On Fri, Feb 14, 2014 at 5:17 PM, Alex Russell <slightlyoff@google.com>wrote:
> On Fri, Feb 14, 2014 at 3:56 PM, Ryosuke Niwa <rniwa@apple.com> wrote:
>
>> [...]
> We all agree it's not a security boundary and you can go through great
>> lengths to get into the ShadowRoot if you really wanted, all we've done by
>> not exposing it is make sure that users include some crazy
>> jquery-make-shadows-visible.js library so they can build tools like Google
>> Feedback or use a new framework or polyfill.
>>
>>
>> I don’t think Google Feedback is a compelling use case since all
>> components on Google properties could simply expose “shadow” property
>> themselves.
>>
>
> So you've written off the massive coordination costs of adding a uniform
> to all code across all of Google and, on that basis, have suggested there
> isn't really a problem?
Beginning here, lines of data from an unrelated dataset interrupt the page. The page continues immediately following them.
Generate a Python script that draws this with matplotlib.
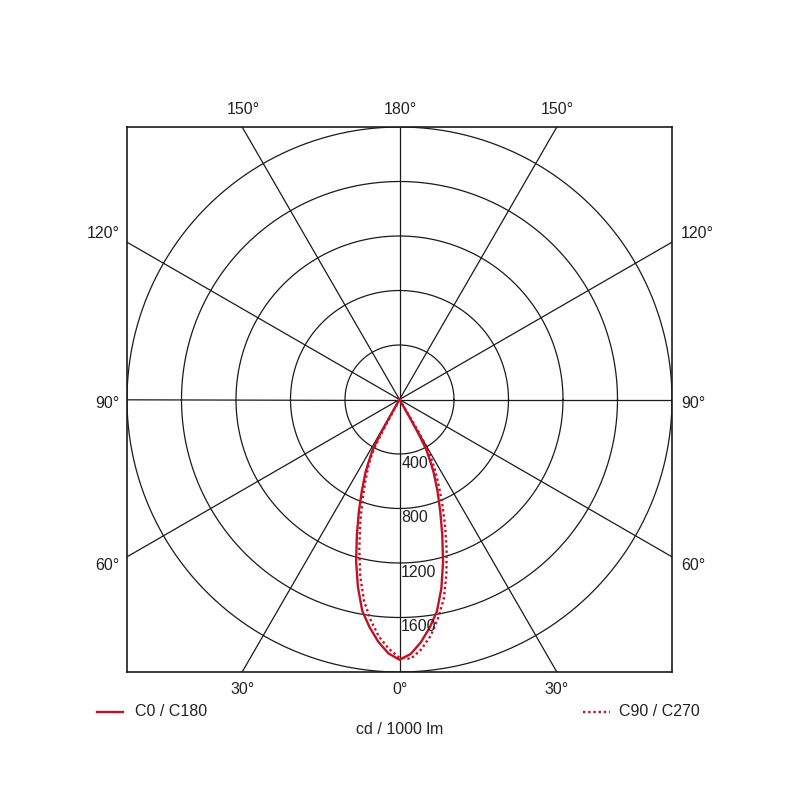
import numpy as np
import matplotlib.pyplot as plt

plt.rcParams['font.family'] = ['Liberation Sans', 'DejaVu Sans']

# gamma angles (deg) and luminous intensity (cd / 1000 lm)
gamma_c0 = [0, 2.5, 5, 7.5, 10, 12.5, 15, 17.5, 20, 22.5, 25, 26, 27, 28, 29, 29.5, 30]
c0 = [1910, 1870, 1790, 1690, 1580, 1420, 1235, 1045, 875, 730, 595, 535, 475, 425, 300, 150, 0]
gamma_c180 = [0, 2.5, 5, 7.5, 10, 12.5, 15, 17.5, 20, 22.5, 25, 26, 27, 28, 29, 29.5, 30]
c180 = [1910, 1865, 1785, 1685, 1575, 1410, 1230, 1040, 870, 720, 590, 530, 470, 420, 300, 150, 0]
gamma_c90 = [0, 2.5, 5, 7.5, 10, 12.5, 15, 17.5, 20, 22.5, 25, 27, 28, 29, 30, 30.5, 31, 31.5]
c90 = [1895, 1905, 1840, 1750, 1630, 1500, 1330, 1150, 975, 815, 670, 565, 505, 445, 360, 300, 150, 0]
gamma_c270 = [0, 2.5, 5, 7.5, 10, 12.5, 15, 17.5, 20, 22.5, 25, 26, 27, 27.5, 28, 28.5]
c270 = [1895, 1830, 1745, 1630, 1500, 1330, 1140, 960, 800, 660, 540, 490, 430, 380, 250, 0]

rings = [400, 800, 1200, 1600, 2000]
ring_labels = ['400', '800', '1200', '1600']
spoke_angles = list(range(0, 360, 30))
top_labels = ['150°', '180°', '150°']
side_labels = ['120°', '90°', '60°']
bottom_labels = ['30°', '0°', '30°']

red = '#c21025'
grid = '#1a1a1a'
tc = '#222222'
fs = 11.5

fig = plt.figure(figsize=(8, 8), dpi=100)
ax = fig.add_axes([127 / 800, 128 / 800, 545 / 800, 545 / 800])
ax.set_xlim(-2000, 2000)
ax.set_ylim(-2000, 2000)
ax.set_aspect('equal')
ax.set_xticks([])
ax.set_yticks([])
for s in ax.spines.values():
    s.set_linewidth(1.2)
    s.set_color(grid)

t = np.linspace(0, 2 * np.pi, 400)
for r in rings:
    ax.plot(r * np.cos(t), r * np.sin(t), color=grid, lw=0.9)
for a in spoke_angles:
    ar = np.radians(a)
    ax.plot([0, 4000 * np.sin(ar)], [0, -4000 * np.cos(ar)], color=grid, lw=0.9)

for r, lab in zip(rings, ring_labels):
    ax.annotate(lab, (0, -r), xytext=(1.2, -6.5), textcoords='offset points',
                ha='left', va='center', fontsize=fs, color=tc)


def curve(g_right, right, g_left, left):
    gr = np.radians(g_right)
    gl = np.radians(g_left)
    xr = np.array(right) * np.sin(gr)
    yr = -np.array(right) * np.cos(gr)
    xl = -np.array(left) * np.sin(gl)
    yl = -np.array(left) * np.cos(gl)
    return np.concatenate([xl[::-1], xr]), np.concatenate([yl[::-1], yr])


x, y = curve(gamma_c0, c0, gamma_c180, c180)
ax.plot(x, y, color=red, lw=1.7, solid_joinstyle='round')
x, y = curve(gamma_c90, c90, gamma_c270, c270)
ax.plot(x, y, color=red, lw=1.7, ls=(0, (1, 1.2)))

# angle labels around the frame
for xp, lab in zip([243, 400, 557], top_labels):
    fig.text(xp / 800, 1 - 109 / 800, lab, ha='center', va='center', fontsize=fs, color=tc)
for xp, lab in zip([243, 400, 557], bottom_labels):
    fig.text(xp / 800, 1 - 690 / 800, lab, ha='center', va='center', fontsize=fs, color=tc)
for yp, lab in zip([234, 403, 566], side_labels):
    fig.text(120 / 800, 1 - yp / 800, lab, ha='right', va='center', fontsize=fs, color=tc)
    fig.text(681 / 800, 1 - yp / 800, lab, ha='left', va='center', fontsize=fs, color=tc)

# legend
fig.add_artist(plt.Line2D([97 / 800, 123 / 800], [1 - 712 / 800] * 2, color=red, lw=1.7))
fig.text(135 / 800, 1 - 712 / 800, 'C0 / C180', ha='left', va='center', fontsize=fs, color=tc)
fig.add_artist(plt.Line2D([583 / 800, 610 / 800], [1 - 712 / 800] * 2, color=red, lw=1.7,
                          ls=(0, (1, 1.2))))
fig.text(619 / 800, 1 - 712 / 800, 'C90 / C270', ha='left', va='center', fontsize=fs, color=tc)
fig.text(400 / 800, 1 - 730 / 800, 'cd / 1000 lm', ha='center', va='center', fontsize=fs, color=tc)

fig.savefig('out.png', dpi=100, facecolor='white')
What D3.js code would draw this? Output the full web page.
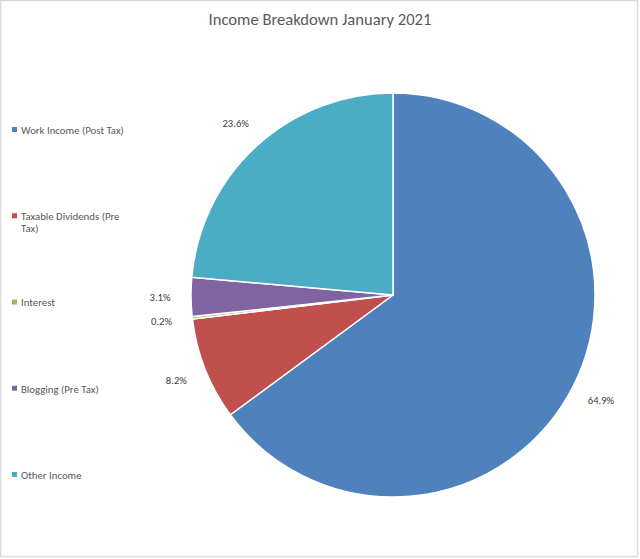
<!DOCTYPE html>
<html><head><meta charset="utf-8">
<script src="https://cdn.jsdelivr.net/npm/d3@7"></script>
<style>body{margin:0;background:#fff}svg{display:block}</style>
</head><body>
<script>
const categories = ["Work Income (Post Tax)", "Taxable Dividends (Pre Tax)", "Interest", "Blogging (Pre Tax)", "Other Income"];
const values = [64.9, 8.2, 0.2, 3.1, 23.6];
const colors = ["#4F81BD", "#C0504D", "#9BBB59", "#8064A2", "#4BACC6"];
const legendLines = [["Work Income (Post Tax)"], ["Taxable Dividends (Pre", "Tax)"], ["Interest"], ["Blogging (Pre Tax)"], ["Other Income"]];

const W = 640, H = 559;
const svg = d3.select("body").append("svg").attr("width", W).attr("height", H);
svg.append("rect").attr("x", 0.5).attr("y", 0.5).attr("width", W - 3).attr("height", H - 3)
  .attr("fill", "#fff").attr("stroke", "#d9d9d9").attr("stroke-width", 1.5);

const font = "Carlito, 'Open Sans', 'Noto Sans', sans-serif";
svg.append("text").attr("x", 320).attr("y", 25).attr("text-anchor", "middle")
  .attr("font-family", font).attr("font-size", 16.6).attr("fill", "#595959")
  .text("Income Breakdown January 2021");

const cx = 393, cy = 295, r = 202;
const pie = d3.pie().sort(null).value(d => d)(values);
const arc = d3.arc().innerRadius(0).outerRadius(r);
const g = svg.append("g").attr("transform", `translate(${cx},${cy})`);
g.selectAll("path").data(pie).join("path")
  .attr("d", arc).attr("fill", (d, i) => colors[i])
  .attr("stroke", "#fff").attr("stroke-width", 1.5).attr("stroke-linejoin", "round");

const labelArc = d3.arc().innerRadius(233).outerRadius(233);
g.selectAll("text.lbl").data(pie).join("text").attr("class", "lbl")
  .attr("transform", d => { const c = labelArc.centroid(d); return `translate(${c[0]},${c[1]})`; })
  .attr("text-anchor", "middle").attr("dy", "0.35em")
  .attr("font-family", font).attr("font-size", 10.6).attr("fill", "#404040")
  .text(d => d.data.toFixed(1) + "%");

const ly = d3.scalePoint().domain(categories).range([130, 475]);
const lg = svg.append("g");
categories.forEach((c, i) => {
  const y = ly(c);
  lg.append("rect").attr("x", 12).attr("y", y - 3).attr("width", 5).attr("height", 5).attr("fill", colors[i]);
  const t = lg.append("text").attr("x", 21).attr("y", y)
    .attr("font-family", font).attr("font-size", 10.8).attr("fill", "#595959");
  legendLines[i].forEach((line, j) => {
    t.append("tspan").attr("x", 21).attr("dy", j === 0 ? "0.35em" : "1.15em").text(line);
  });
});
</script>
</body></html>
ISTM that it would be a multi-month (year?) project
> to go patch every project in google3 and then wait for them to all deploy
> new code.
>
> Perhaps you can imagine a simpler/faster way to do it that doesn't include
> getting owners-LGTMs from nearly every part of google3 and submitting tests
> in nearly every part of the tree??
>
>
Please also note that Google Feedback's screenshot technology works fine on
many non-Google web pages and is used in situations that are not on Google
controlled properties. If we're going to ask the entire web to expose
".shadow" by convention so things like Google Feedback or Readability can
work we might as well just expose it in the platform.